*RECORDS PROVIDED:*
— START —
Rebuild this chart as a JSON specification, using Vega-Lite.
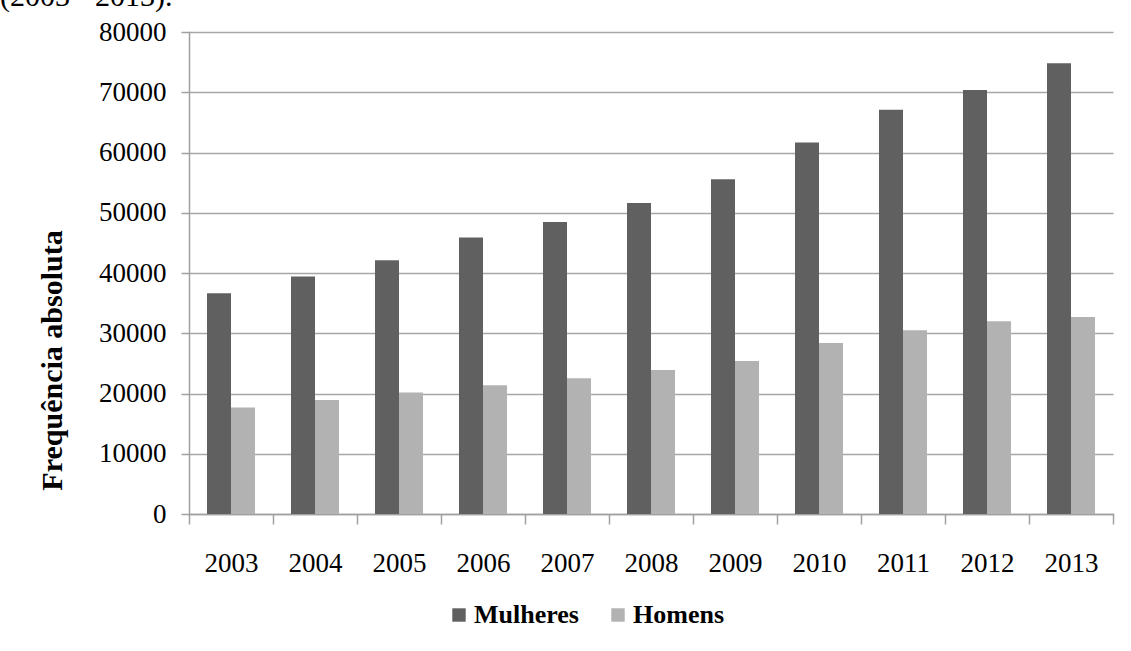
— END —
— START —
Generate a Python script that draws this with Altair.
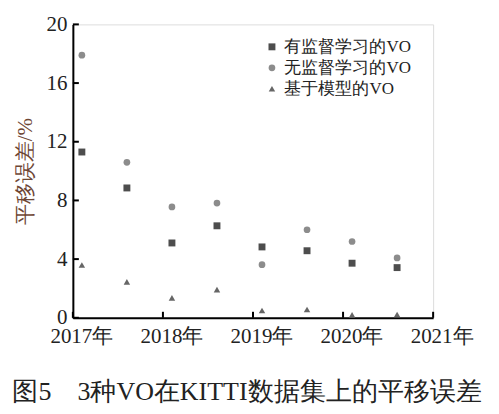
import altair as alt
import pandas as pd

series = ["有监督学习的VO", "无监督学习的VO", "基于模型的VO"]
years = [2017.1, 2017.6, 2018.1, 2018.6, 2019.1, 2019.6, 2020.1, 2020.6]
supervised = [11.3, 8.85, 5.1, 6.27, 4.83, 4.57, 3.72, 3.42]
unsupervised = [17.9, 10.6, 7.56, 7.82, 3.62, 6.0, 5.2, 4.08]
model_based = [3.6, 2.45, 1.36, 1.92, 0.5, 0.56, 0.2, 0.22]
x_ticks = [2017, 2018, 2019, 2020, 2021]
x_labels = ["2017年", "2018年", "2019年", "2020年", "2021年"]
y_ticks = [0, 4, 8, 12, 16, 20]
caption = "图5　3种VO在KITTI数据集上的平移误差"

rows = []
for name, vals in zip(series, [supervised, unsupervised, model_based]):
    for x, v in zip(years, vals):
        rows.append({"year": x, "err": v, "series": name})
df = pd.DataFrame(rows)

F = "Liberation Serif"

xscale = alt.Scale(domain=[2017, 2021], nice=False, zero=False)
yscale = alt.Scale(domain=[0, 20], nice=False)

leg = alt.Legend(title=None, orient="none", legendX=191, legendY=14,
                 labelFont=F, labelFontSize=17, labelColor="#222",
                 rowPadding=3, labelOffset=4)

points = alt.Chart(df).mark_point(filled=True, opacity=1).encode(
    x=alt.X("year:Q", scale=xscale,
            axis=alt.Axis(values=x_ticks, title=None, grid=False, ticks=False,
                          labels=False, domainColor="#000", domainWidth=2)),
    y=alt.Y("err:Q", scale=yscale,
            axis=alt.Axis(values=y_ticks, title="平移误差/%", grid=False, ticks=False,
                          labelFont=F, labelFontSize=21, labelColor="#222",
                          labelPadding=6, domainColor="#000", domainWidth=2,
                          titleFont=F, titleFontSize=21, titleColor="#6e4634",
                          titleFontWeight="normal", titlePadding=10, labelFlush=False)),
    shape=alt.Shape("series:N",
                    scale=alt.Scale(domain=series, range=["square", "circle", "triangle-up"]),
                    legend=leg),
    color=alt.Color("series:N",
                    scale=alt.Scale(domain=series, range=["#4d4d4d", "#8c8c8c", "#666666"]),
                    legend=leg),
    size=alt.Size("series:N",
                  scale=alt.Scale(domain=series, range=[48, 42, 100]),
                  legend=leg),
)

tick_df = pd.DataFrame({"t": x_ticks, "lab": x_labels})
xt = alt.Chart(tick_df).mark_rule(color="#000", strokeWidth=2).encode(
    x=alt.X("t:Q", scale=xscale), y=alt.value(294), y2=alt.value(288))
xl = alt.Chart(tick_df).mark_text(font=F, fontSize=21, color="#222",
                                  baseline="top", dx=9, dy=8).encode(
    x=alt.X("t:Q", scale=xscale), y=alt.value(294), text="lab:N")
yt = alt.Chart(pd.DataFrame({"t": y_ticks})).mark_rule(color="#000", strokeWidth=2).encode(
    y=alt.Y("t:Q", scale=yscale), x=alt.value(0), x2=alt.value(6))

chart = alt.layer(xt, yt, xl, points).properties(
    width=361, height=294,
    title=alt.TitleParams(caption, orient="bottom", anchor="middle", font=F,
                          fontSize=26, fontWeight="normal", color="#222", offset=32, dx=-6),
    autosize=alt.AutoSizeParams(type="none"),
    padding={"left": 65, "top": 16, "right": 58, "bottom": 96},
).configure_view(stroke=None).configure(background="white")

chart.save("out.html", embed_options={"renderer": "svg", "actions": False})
— END —
*WRITTEN INSTRUCTION:*
In the entries above, how many lines contain the word "this"? Answer with the number only.

*EXPECTED OUTPUT:*
2